The affected commodities include soybean and its derivatives, crude palm oil, wheat, paddy rice, chickpeas, green gram, and rapeseed. SEBI’s decision was conveyed through a notification issued late on December 18, 2024. Initially, the suspension on futures trading was implemented in 2021 and has since been extended multiple times—first until December 2023, then to December 2024, and now for an additional month.
Industry Reactions
A Mumbai-based dealer associated with a global trade house expressed cautious optimism, stating, “Unlike previous instances where the ban was extended for a year, this one-month extension is a positive sign. It raises hope that futures trading might resume early in 2025.”
The suspension has significantly impacted market players, including importers and domestic producers. The vegetable oil industry, which relies heavily on imports to meet two-thirds of India’s edible oil demand, has been particularly vocal about the need to resume futures trading. B.V. Mehta, executive director of The Solvent Extractors’ Association of India, emphasized the importance of futures trading for market stability. “Resuming trading in soybean, rapeseed, and their derivatives would not only help importers hedge their risks but also provide crucial price signals to oilseed growers,” he said.
Background and Implications
Futures trading in agricultural commodities was first introduced in India in 2003 as a means to enable price discovery and risk management. However, the suspension of these activities in 2021 was a regulatory response to rising food inflation and market volatility.
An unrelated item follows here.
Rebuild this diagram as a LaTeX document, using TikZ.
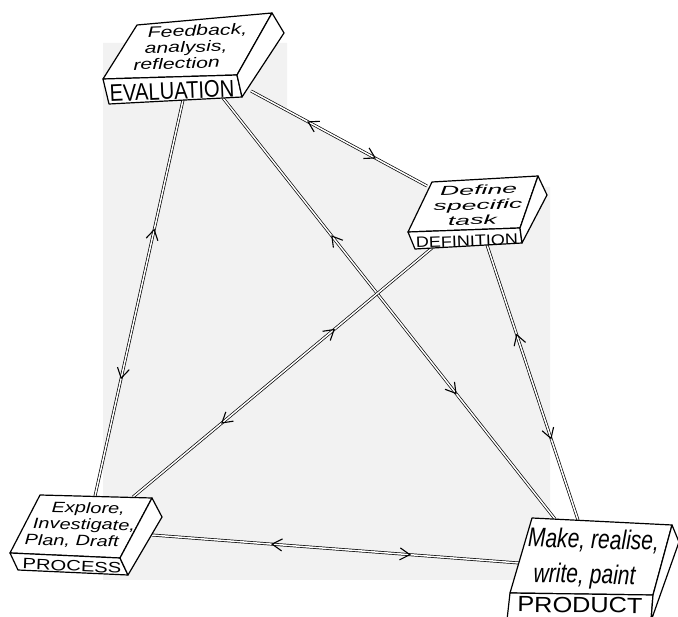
\documentclass[tikz,border=0pt]{standalone}
\usepackage{fontspec}
\setmainfont{Liberation Sans}
\newfontfamily\evalfont[FakeStretch=1.42]{Liberation Sans}
\newfontfamily\deffont[FakeStretch=2.05]{Liberation Sans}
\newfontfamily\procfont[FakeStretch=1.33]{Liberation Sans}
\newfontfamily\prodfont[FakeStretch=0.78]{Liberation Sans}
\newfontfamily\evallabfont[FakeStretch=0.84]{Liberation Sans}
\newfontfamily\deflabfont[FakeStretch=1.2]{Liberation Sans}
\newfontfamily\proclabfont[FakeStretch=1.35]{Liberation Sans}
\newfontfamily\prodlabfont[FakeStretch=1.15]{Liberation Sans}
\usetikzlibrary{decorations.markings}

\begin{document}
\begin{tikzpicture}[x=1pt,y=-1pt]
    \tikzstyle{face}=[draw, line width=1.2pt, fill=white, line join=round]
    \tikzstyle{link}=[double, double distance=1.5pt, line width=.7pt, postaction={decorate},
        decoration={markings,
            mark=at position .33 with {\draw[line width=1.1pt] (9pt,6pt) -- (-1pt,0pt) -- (9pt,-6pt);},
            mark=at position .7 with {\draw[line width=1.1pt] (-9pt,6pt) -- (1pt,0pt) -- (-9pt,-6pt);}}]
    \tikzstyle{txt}=[inner sep=0pt, align=center]

    \useasboundingbox (0,0) rectangle (678,617);
    \clip (0,0) rectangle (678,617);

    % shaded paper behind the diagram
    \fill[black!5] (103,43) -- (287,43) -- (287,111) -- (427,187) -- (550,187) -- (550,580) -- (103,580) -- cycle;

    % block corners: top face 1-4, front strip 5-6, side 7
    \coordinate (e1) at (137,25);  \coordinate (e2) at (272,13);  \coordinate (e3) at (237,75);  \coordinate (e4) at (103,79);
    \coordinate (e5) at (109,104); \coordinate (e6) at (242,97);  \coordinate (e7) at (284,33);
    \coordinate (d1) at (432,182); \coordinate (d2) at (538,176); \coordinate (d3) at (520,228); \coordinate (d4) at (408,232);
    \coordinate (d5) at (415,249); \coordinate (d6) at (522,243); \coordinate (d7) at (547,195);
    \coordinate (p1) at (40,495);  \coordinate (p2) at (152,498); \coordinate (p3) at (120,558); \coordinate (p4) at (10,553);
    \coordinate (p5) at (18,570);  \coordinate (p6) at (128,575); \coordinate (p7) at (162,517);
    \coordinate (q1) at (532,518); \coordinate (q2) at (672,525); \coordinate (q3) at (653,595); \coordinate (q4) at (510,593);
    \coordinate (q5) at (507,620); \coordinate (q6) at (651,621); \coordinate (q7) at (679,542);

    % where the links meet the blocks
    \coordinate (eval-r)  at (251,91);
    \coordinate (eval-b1) at (183,100);
    \coordinate (eval-b2) at (223,98);
    \coordinate (def-l)   at (427,186);
    \coordinate (def-b1)  at (432,248);
    \coordinate (def-b2)  at (487,245);
    \coordinate (proc-t1) at (95,496);
    \coordinate (proc-t2) at (133,497);
    \coordinate (proc-r)  at (152,535);
    \coordinate (prod-t1) at (555,519);
    \coordinate (prod-t2) at (578,520);
    \coordinate (prod-l)  at (519,563);

    % links
    \draw[link] (eval-r) -- (def-l);
    \draw[link] (eval-b1) -- (proc-t1);
    \draw[link] (eval-b2) -- (prod-t1);
    \draw[link] (def-b1) -- (proc-t2);
    \draw[link] (def-b2) -- (prod-t2);
    \draw[link] (proc-r) -- (prod-l);

    % blocks
    \draw[face] (e1) -- (e2) -- (e3) -- (e4) -- cycle;
    \draw[face] (e4) -- (e3) -- (e6) -- (e5) -- cycle;
    \draw[face] (e3) -- (e2) -- (e7) -- (e6) -- cycle;
    \draw[face] (d1) -- (d2) -- (d3) -- (d4) -- cycle;
    \draw[face] (d4) -- (d3) -- (d6) -- (d5) -- cycle;
    \draw[face] (d3) -- (d2) -- (d7) -- (d6) -- cycle;
    \draw[face] (p1) -- (p2) -- (p3) -- (p4) -- cycle;
    \draw[face] (p4) -- (p3) -- (p6) -- (p5) -- cycle;
    \draw[face] (p3) -- (p2) -- (p7) -- (p6) -- cycle;
    \draw[face] (q1) -- (q2) -- (q3) -- (q4) -- cycle;
    \draw[face] (q4) -- (q3) -- (q6) -- (q5) -- cycle;
    \draw[face] (q3) -- (q2) -- (q7) -- (q6) -- cycle;

    % texts
    \tikzstyle{every node}=[txt]
    \node[rotate=2, font=\evalfont\itshape\fontsize{15}{16}\selectfont] (eval-txt) at (186,47)
        {\hspace*{24pt}Feedback,\\analysis,\\reflection\hspace*{20pt}};
    \node[rotate=2.5, font=\evallabfont\fontsize{24}{24}\selectfont] (eval-lab) at (172,91) {EVALUATION};

    \node[rotate=1.5, font=\deffont\itshape\fontsize{13}{15}\selectfont] (def-txt) at (476,205)
        {\hspace*{6pt}Define\\\hspace*{4pt}specific\\task\hspace*{8pt}};
    \node[rotate=2, font=\deflabfont\fontsize{15}{15}\selectfont] (def-lab) at (467,241) {DEFINITION};

    \node[rotate=-1, font=\procfont\itshape\fontsize{15}{16.5}\selectfont] (proc-txt) at (81,525)
        {\hspace*{14pt}Explore,\\\hspace*{6pt}Investigate,\\Plan, Draft\hspace*{18pt}};
    \node[rotate=-2.5, font=\proclabfont\fontsize{15}{15}\selectfont] (proc-lab) at (72,566) {PROCESS};

    \node[rotate=-1.5, font=\prodfont\itshape\fontsize{27}{35}\selectfont] (prod-txt) at (589,559)
        {\hspace*{8pt}Make, realise,\\write, paint\hspace*{8pt}};
    \node[rotate=-0.7, font=\prodlabfont\fontsize{22}{22}\selectfont] (prod-lab) at (580,605) {PRODUCT};
\end{tikzpicture}
\end{document}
The prolonged suspension has been a point of contention among stakeholders, with many arguing that the lack of futures trading has deprived the market of a critical risk management tool.
India imports a significant portion of its edible oils, including palm oil from Indonesia and Malaysia, and soy and sunflower oils from Argentina, Brazil, Russia, and Ukraine. The absence of futures trading has made it challenging for importers to manage price fluctuations effectively. This, in turn, has affected the overall market dynamics, including the pricing strategies of domestic producers and traders.
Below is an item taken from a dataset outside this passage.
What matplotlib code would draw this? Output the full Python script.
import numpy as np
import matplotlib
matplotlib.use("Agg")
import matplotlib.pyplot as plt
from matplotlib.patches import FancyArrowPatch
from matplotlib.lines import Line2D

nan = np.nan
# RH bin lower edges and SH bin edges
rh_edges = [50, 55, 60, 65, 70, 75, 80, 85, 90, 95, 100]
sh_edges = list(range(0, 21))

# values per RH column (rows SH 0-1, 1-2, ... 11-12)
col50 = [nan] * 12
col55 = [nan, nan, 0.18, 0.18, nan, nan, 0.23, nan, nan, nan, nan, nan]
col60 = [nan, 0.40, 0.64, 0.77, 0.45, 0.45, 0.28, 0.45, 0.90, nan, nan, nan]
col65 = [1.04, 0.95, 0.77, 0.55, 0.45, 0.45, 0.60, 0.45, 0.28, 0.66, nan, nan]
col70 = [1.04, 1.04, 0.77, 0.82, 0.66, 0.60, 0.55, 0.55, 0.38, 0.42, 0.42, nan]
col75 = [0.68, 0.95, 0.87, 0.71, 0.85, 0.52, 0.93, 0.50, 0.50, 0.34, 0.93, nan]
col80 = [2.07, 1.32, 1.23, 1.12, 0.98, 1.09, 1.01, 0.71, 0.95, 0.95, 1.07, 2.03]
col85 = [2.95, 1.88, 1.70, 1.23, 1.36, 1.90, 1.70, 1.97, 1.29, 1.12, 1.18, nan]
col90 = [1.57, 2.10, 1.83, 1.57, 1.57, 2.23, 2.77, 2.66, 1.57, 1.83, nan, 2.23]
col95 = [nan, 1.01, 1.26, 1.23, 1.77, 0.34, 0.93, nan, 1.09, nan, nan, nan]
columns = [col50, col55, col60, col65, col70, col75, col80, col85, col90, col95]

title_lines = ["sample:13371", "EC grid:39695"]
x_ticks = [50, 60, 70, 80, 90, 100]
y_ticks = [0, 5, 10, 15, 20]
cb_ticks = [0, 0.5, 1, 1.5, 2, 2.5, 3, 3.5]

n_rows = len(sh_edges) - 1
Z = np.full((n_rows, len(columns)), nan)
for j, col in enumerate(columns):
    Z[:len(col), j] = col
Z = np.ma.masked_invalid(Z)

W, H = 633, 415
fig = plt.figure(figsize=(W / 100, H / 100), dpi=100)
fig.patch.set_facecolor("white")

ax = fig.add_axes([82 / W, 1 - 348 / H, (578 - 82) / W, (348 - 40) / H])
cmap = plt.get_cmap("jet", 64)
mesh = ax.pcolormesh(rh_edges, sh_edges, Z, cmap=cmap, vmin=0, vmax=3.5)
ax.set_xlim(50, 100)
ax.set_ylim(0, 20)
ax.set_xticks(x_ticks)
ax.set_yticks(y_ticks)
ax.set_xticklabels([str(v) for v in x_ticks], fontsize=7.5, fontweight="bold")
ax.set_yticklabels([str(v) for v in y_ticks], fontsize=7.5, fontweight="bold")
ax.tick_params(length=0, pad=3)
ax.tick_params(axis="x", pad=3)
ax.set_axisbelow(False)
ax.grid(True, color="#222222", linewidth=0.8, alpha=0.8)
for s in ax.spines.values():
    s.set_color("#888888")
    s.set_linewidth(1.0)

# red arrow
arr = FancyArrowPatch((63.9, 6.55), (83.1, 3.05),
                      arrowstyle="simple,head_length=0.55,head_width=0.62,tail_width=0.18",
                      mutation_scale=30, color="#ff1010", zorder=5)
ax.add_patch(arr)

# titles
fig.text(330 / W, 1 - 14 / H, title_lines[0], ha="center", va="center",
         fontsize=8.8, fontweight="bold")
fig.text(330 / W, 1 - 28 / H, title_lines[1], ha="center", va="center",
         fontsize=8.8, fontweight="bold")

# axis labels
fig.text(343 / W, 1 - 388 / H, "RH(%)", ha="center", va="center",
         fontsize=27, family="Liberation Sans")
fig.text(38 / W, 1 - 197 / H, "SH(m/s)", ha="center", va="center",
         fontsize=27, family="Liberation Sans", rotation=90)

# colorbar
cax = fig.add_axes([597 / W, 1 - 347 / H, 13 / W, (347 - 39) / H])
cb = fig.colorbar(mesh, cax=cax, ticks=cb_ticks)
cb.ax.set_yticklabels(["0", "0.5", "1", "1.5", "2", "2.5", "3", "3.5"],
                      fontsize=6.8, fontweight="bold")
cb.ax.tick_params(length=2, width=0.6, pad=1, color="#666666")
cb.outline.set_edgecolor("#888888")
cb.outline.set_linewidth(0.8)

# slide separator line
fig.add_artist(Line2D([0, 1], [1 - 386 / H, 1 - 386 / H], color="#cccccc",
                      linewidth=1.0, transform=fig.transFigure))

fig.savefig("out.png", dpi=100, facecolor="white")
Impact on Commodity Exchanges
The suspension has had a notable impact on commodity exchanges such as the National Commodity and Derivatives Exchange (NCDEX) and the Multi Commodity Exchange (MCX). The NCDEX, which derives a substantial portion of its trading volume from agricultural commodities, has been particularly affected. The extension of the ban continues to limit the exchange’s operations, affecting both trading volumes and overall market liquidity.
Future Prospects
The one-month extension has been interpreted by many as an indication of SEBI’s willingness to review the suspension’s impact and consider the possibility of resuming futures trading. Industry stakeholders believe that such a move could bring much-needed stability to the agricultural commodities market. Resumption would also align with the broader objectives of price discovery and risk management that futures trading aims to achieve.
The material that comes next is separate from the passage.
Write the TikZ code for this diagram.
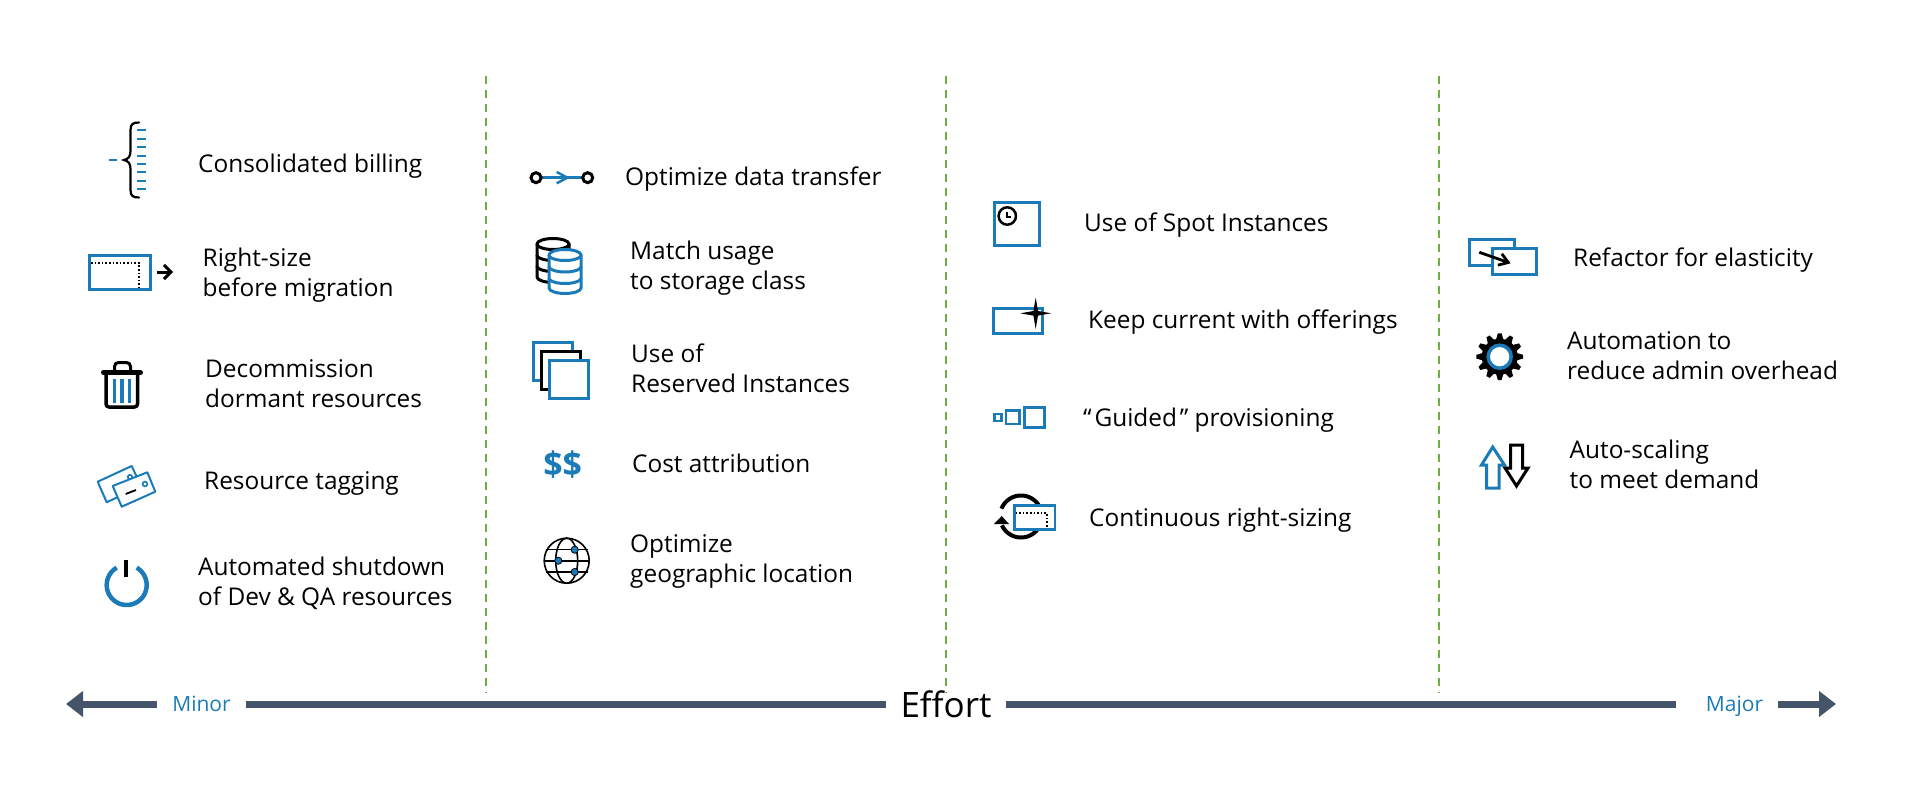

In the meantime, SEBI’s regulatory stance has been a topic of discussion across sectors. The market regulator has also proposed measures to allow retail investors to participate in algorithmic trading, reflecting its commitment to balancing market accessibility with stability.
While SEBI’s latest decision continues the suspension of futures trading for key farm commodities, the reduced extension period has provided a glimmer of hope for stakeholders. As the January 2025 deadline approaches, the market awaits further clarity on whether this signals a phased approach toward resuming trading activities or a temporary reprieve amidst ongoing inflationary pressures. Regardless, the future of India’s agricultural commodity market remains a critical area for regulatory and industry focus.